Artikelet - Articles
Illyrian has two definite articles: "ir" for masculine singular and plural, and "sa" for feminine singular and plural. There is no indefinite article, though it is not uncommon to specify using "idin," the number one (ex. "Ja kótas isti" I have a cat versus "ja idinas kótas isti" I just have one cat).
As in languages such as French and Arabic, the definite article is used when describing abstract concepts (eg. "ir ei en sei" life is good; "ir politík mén interiesse" I am interested in politics). It is not used, however, when describing general concepts of tangible objects (eg. "kafas iši" I like coffee, "politet lukas" politicians lie). If it is used, it implies that you are describing a particular item or set (eg. "ir kafas iši" would imply something like I like this particular blend of coffee or I like the coffee at this café; "ir politet lukas" would mean these particular politicians lie).

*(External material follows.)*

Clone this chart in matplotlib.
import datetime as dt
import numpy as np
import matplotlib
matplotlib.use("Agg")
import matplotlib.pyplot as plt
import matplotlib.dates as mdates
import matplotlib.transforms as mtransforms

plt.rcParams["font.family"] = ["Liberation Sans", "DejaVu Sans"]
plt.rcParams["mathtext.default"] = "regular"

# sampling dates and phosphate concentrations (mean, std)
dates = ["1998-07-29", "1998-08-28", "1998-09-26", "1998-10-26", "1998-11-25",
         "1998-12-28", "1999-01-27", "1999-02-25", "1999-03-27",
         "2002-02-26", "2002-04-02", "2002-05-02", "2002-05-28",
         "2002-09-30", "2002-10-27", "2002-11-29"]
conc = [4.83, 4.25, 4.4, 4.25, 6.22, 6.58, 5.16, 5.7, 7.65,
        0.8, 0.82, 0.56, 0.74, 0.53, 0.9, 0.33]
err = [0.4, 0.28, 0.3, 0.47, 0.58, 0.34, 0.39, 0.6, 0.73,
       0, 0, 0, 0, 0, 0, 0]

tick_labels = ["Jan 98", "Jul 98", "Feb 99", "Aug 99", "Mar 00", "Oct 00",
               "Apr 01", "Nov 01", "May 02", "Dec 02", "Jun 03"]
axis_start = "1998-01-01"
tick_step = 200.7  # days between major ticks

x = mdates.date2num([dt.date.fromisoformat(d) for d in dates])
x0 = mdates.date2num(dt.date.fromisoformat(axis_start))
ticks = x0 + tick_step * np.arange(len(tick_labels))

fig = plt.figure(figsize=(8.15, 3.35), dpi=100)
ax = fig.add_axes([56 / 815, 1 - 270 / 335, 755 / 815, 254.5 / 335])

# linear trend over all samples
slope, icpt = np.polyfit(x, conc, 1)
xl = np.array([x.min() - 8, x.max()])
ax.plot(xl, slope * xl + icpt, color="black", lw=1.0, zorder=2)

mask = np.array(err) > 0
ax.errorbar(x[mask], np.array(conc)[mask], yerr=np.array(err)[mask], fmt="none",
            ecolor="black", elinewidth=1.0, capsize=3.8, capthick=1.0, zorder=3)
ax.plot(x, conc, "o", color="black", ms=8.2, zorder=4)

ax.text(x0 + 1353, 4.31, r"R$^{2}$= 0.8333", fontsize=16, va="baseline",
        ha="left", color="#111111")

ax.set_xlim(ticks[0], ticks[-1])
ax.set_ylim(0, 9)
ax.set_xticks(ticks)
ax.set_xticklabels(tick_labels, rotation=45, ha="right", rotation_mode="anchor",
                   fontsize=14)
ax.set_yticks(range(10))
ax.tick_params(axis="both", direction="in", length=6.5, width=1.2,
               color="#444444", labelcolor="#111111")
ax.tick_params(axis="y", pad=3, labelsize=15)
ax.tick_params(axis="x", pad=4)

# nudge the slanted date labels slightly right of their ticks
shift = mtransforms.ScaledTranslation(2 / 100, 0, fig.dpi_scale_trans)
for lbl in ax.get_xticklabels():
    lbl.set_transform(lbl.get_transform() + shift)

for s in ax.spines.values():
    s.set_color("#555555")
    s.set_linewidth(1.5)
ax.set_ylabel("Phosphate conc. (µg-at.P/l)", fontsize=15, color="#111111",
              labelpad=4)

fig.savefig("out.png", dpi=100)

Vilainon sanet izeraninaslys - Assimilation of loan words
Loan words in Illyrian can be divided into two categories: "recent" loan words, and "Illyrianised" loan words, which have been more or less completely assimilated into the Illyrian language.
An example of the former is "week-end," directly from English. To the Illyrian ear, such loan words sound distinctly "foreign," so older speakers and linguistic purists will tend to use an older, fully Illyrian phrase such as "sa soima veikisti," lit. the end of the week. If and when this loan word is assimilated, it would undergo conformity to the Illyrian phonology and orthography, including paragoge (typically of I), since Illyrian does not allow final consonant clusters.
Since all loan words in Illyrian are inherently masculine, regardless of their native gender or function, we could therefore expect "week-end" to Illyrianise to "ir vikendi."